Daniel Trump, US presidential election, Sociophysics
The Trump phenomenon is argued to depart from current populist rise in Europe. According to a model of opinion dynamics from sociophysics the machinery of Trump’s amazing success obeys well-defined counter-intuitive rules. Therefore, his success was in principle predictable from the start. The model uses local majority rule arguments and obeys a threshold dynamics. The associated tipping points are found to depend on the leading collective beliefs, cognitive biases and prejudices of the social group which undertakes the public debate. And here comes the open sesame of the Trump campaign, which develops along two successive steps. During a first moment, Trump’s statement produces a majority of voters against him. But at the same time, according to the model the shocking character of the statement modifies the prejudice balance.
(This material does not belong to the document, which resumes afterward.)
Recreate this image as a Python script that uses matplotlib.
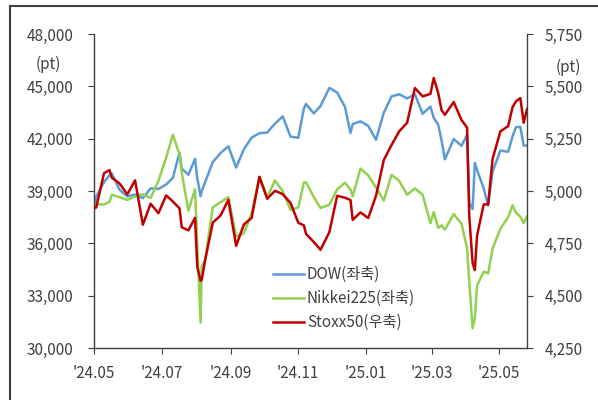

In case the prejudice is present even being frozen among voters, the tipping point is lowered at Trump’s benefit. Nevertheless, although the tipping point has been lowered by the activation of frozen prejudices it is instrumental to preserve enough support from openly prejudiced people to be above the threshold. Then, as infuriated voters launch intense debate, occurrence of ties will drive progressively hostile people to shift their voting intention without needing to endorse the statement which has infuriated them. The ongoing debate does drive towards a majority for Trump. The possible Trump victory at November Presidential election is discussed. In particular, the model shows that to eventually win the Presidential election, Trump must not modify his past shocking attitude but to appeal to a different spectrum of frozen prejudices, which are common to both Democrats and Republicans.